#### [Directive]
Without any pictures, restate the lines from the one containing "Write the matplotlib code for this chart." to the one containing "red_xerr = [0.2, 0.05, 0.1, 0.29, 0.15, 1.1, 0.8]", word for word, ends included.

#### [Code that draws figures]
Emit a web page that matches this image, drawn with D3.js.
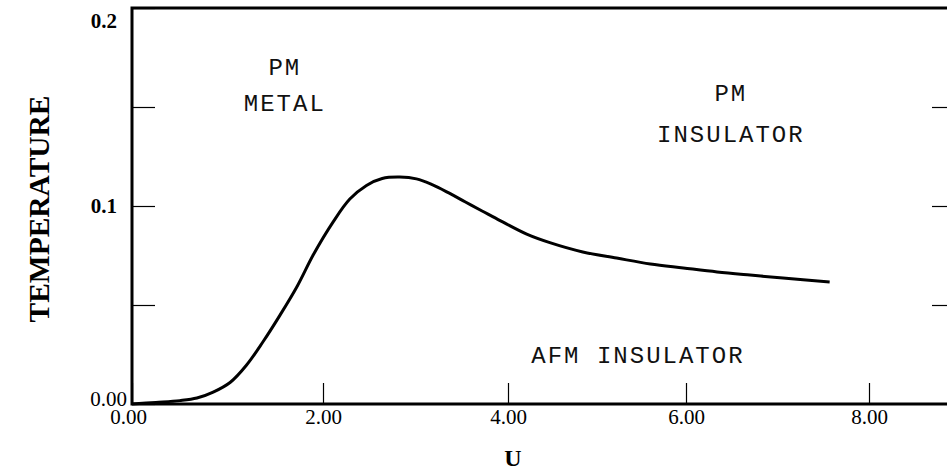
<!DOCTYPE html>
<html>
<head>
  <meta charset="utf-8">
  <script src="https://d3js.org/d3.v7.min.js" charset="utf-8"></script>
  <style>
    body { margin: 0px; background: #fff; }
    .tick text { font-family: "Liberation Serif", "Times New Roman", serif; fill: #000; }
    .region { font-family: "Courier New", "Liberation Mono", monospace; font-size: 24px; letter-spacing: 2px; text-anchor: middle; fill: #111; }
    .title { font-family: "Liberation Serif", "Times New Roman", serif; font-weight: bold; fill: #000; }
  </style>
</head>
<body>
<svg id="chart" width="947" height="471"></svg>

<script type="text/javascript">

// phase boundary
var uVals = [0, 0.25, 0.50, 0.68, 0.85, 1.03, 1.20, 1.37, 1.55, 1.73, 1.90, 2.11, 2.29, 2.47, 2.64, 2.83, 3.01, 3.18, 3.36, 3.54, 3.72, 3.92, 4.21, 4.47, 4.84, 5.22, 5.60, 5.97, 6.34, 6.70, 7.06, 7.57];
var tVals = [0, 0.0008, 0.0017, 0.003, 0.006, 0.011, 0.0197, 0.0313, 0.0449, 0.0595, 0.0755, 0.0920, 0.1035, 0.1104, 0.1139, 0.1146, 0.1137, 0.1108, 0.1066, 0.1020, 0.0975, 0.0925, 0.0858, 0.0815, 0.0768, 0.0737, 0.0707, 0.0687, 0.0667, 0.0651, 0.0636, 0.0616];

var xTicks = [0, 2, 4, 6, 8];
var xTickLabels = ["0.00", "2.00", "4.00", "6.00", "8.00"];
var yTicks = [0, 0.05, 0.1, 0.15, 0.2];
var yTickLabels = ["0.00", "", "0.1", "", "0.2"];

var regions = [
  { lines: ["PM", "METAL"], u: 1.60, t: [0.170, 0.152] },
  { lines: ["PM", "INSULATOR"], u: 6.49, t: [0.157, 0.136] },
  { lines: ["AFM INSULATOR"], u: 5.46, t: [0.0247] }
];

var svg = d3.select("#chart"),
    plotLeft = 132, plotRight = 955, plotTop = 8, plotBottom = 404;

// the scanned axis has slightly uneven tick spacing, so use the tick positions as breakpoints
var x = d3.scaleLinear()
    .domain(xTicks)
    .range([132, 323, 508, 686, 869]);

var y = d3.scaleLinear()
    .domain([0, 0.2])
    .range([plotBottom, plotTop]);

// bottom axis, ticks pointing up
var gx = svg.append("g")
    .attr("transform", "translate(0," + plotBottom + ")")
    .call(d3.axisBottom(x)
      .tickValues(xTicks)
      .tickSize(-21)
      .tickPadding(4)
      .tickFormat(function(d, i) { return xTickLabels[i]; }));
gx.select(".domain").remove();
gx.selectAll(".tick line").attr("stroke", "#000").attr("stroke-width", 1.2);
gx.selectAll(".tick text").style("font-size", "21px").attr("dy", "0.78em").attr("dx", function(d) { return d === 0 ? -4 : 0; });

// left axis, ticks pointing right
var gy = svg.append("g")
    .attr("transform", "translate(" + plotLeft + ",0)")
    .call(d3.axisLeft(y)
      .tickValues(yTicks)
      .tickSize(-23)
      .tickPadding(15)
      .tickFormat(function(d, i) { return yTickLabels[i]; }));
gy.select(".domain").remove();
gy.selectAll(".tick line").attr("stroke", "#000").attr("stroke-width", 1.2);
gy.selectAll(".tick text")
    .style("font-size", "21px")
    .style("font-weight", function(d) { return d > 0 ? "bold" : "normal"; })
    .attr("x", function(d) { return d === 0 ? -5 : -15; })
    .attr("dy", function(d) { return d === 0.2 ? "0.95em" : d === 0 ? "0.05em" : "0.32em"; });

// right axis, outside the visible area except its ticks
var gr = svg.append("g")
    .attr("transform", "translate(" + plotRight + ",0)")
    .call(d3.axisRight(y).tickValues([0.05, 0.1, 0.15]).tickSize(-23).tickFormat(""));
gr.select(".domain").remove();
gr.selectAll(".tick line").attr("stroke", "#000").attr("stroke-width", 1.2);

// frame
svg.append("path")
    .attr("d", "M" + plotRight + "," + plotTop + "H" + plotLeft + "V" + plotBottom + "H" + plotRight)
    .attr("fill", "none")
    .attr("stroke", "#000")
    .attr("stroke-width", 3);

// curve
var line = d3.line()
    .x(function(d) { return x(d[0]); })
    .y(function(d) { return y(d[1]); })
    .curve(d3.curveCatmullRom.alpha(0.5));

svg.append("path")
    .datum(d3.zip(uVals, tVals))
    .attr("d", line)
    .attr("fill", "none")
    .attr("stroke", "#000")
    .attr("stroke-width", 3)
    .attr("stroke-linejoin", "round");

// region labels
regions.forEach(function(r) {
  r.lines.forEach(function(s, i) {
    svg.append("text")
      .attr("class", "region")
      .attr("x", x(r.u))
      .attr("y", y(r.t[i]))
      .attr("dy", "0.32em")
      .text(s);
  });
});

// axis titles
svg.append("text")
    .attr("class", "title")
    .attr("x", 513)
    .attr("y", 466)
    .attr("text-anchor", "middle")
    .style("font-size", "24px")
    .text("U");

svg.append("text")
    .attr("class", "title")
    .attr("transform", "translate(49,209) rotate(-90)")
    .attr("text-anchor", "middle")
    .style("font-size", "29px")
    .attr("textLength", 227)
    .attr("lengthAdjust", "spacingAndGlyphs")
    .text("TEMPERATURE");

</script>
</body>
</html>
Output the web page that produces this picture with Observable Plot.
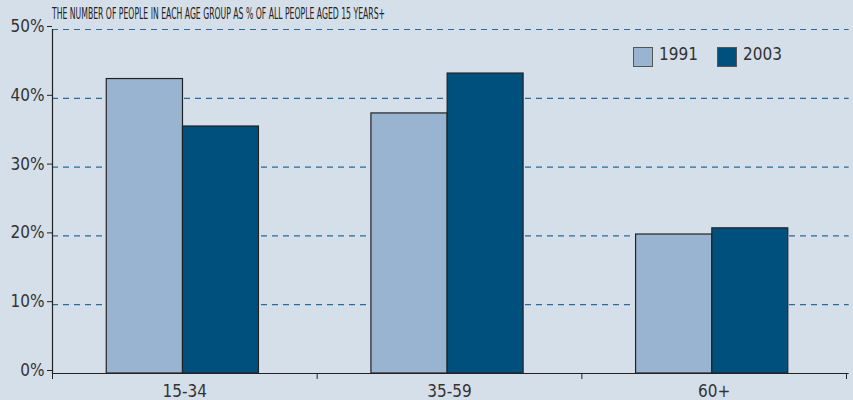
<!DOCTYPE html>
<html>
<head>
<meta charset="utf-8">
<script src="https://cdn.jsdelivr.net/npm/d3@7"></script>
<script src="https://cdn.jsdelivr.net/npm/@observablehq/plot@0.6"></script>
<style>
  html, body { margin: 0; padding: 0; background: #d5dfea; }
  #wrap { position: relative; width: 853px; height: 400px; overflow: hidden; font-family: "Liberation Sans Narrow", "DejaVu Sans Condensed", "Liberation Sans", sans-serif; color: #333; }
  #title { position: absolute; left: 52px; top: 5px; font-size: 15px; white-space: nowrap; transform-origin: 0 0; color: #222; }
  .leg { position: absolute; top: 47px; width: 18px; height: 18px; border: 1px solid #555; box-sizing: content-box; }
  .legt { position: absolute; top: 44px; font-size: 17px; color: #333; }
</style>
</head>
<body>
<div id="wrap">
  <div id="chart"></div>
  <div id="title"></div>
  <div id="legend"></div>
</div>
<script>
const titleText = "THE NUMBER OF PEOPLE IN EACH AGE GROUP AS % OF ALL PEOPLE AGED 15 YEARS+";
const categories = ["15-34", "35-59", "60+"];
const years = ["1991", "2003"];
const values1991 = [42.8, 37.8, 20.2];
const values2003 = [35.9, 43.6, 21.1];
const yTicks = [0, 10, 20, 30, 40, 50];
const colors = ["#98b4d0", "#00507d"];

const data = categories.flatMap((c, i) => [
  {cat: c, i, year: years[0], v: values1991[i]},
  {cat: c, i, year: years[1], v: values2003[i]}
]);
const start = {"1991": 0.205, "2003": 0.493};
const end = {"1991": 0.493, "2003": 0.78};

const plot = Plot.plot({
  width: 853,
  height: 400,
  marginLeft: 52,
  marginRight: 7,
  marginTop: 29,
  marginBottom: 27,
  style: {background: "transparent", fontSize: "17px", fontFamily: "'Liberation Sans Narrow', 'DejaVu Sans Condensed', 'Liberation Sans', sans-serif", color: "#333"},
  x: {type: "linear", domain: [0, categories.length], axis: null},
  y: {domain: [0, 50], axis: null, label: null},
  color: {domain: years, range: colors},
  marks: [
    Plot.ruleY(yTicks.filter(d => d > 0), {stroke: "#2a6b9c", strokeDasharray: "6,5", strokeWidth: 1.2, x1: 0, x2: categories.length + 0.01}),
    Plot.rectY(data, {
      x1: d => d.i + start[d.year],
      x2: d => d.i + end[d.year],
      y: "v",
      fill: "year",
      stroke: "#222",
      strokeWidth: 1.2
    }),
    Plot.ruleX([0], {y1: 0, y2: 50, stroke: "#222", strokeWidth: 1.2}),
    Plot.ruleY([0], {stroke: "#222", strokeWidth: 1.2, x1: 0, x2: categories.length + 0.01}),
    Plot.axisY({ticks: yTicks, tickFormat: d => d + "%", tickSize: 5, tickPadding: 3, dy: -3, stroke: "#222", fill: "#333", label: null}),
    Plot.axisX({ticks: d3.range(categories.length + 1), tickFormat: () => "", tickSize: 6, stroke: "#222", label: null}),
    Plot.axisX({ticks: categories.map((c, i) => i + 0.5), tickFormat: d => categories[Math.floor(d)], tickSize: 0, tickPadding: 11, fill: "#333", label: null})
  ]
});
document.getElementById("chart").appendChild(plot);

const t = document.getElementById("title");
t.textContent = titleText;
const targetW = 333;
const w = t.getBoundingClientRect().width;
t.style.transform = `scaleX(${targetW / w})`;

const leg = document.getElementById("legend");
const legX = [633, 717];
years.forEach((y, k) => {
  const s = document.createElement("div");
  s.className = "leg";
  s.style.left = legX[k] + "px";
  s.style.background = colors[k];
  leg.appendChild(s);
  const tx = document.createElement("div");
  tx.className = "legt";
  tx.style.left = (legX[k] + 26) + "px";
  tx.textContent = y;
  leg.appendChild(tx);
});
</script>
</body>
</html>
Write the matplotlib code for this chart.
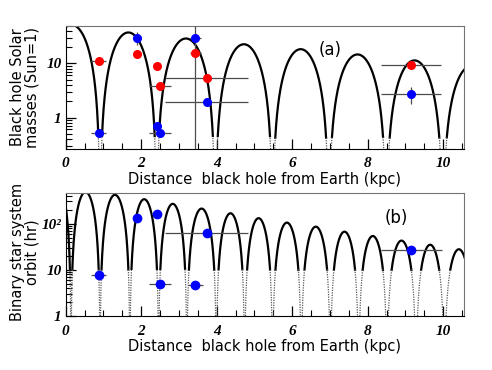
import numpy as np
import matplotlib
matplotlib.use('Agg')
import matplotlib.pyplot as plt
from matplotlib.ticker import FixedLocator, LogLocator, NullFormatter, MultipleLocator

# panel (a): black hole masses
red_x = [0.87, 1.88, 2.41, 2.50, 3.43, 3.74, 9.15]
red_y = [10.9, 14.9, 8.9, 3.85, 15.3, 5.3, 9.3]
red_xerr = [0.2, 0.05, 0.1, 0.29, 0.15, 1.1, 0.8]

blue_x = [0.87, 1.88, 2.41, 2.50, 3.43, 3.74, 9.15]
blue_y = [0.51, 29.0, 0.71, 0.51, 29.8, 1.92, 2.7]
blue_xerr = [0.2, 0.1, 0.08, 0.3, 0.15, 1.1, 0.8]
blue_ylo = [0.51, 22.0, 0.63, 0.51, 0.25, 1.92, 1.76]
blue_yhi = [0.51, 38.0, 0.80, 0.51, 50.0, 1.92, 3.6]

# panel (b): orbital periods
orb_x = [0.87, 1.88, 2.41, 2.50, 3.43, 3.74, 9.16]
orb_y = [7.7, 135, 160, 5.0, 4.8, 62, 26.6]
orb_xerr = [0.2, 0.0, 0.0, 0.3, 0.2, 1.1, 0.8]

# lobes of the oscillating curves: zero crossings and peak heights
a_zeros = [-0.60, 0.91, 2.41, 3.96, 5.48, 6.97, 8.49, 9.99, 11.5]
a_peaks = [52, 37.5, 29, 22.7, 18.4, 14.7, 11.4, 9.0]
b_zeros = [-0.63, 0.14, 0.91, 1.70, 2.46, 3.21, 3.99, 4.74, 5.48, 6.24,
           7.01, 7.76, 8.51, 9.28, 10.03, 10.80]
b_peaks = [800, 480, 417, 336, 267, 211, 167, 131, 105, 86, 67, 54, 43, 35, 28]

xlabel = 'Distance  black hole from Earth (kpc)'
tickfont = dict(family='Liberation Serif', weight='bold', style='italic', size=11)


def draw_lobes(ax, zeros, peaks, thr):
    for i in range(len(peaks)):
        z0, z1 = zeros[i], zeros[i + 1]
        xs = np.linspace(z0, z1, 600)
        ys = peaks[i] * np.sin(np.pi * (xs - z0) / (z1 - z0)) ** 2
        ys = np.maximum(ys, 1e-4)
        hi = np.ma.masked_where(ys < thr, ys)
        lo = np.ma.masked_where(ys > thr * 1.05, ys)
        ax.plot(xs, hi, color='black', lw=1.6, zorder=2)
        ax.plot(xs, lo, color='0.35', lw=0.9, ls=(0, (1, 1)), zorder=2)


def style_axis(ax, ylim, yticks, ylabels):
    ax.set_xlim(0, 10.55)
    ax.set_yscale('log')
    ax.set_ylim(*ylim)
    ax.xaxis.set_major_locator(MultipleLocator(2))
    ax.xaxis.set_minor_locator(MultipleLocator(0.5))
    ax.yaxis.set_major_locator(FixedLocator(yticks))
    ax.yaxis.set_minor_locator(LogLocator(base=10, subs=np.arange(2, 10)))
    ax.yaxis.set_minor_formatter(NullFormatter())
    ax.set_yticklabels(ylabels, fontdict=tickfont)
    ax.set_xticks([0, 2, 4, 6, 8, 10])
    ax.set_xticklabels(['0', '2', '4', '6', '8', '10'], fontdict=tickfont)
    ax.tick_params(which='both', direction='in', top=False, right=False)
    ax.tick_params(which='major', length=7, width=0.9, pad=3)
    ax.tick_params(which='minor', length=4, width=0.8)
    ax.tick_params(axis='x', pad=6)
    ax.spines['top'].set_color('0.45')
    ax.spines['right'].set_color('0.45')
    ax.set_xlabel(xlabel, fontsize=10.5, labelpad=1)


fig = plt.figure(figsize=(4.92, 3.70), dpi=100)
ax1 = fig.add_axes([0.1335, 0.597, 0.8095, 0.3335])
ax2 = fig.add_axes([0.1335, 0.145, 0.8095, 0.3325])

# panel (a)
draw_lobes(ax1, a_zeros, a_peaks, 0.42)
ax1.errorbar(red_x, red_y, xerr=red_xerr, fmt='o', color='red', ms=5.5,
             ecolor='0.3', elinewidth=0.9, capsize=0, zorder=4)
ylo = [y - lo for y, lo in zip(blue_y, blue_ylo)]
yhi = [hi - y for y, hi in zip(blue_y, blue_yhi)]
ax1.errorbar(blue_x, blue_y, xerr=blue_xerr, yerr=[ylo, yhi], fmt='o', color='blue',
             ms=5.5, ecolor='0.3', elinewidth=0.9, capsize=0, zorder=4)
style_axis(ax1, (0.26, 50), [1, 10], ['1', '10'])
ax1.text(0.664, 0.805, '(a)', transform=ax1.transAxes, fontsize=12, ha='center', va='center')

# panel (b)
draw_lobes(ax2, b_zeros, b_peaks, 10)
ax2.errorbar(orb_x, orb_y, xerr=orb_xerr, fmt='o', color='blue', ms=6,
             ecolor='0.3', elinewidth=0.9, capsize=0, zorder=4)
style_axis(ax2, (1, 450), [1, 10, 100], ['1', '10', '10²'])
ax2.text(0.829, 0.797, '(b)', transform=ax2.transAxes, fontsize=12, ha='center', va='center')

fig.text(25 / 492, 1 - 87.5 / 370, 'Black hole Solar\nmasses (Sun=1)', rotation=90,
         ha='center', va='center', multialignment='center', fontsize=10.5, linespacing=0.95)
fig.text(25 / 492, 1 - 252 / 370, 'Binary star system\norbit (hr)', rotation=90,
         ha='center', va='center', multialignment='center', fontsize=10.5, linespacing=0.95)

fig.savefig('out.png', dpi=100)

#### [Final result]
Write the matplotlib code for this chart.
import numpy as np
import matplotlib
matplotlib.use('Agg')
import matplotlib.pyplot as plt
from matplotlib.ticker import FixedLocator, LogLocator, NullFormatter, MultipleLocator

# panel (a): black hole masses
red_x = [0.87, 1.88, 2.41, 2.50, 3.43, 3.74, 9.15]
red_y = [10.9, 14.9, 8.9, 3.85, 15.3, 5.3, 9.3]
red_xerr = [0.2, 0.05, 0.1, 0.29, 0.15, 1.1, 0.8]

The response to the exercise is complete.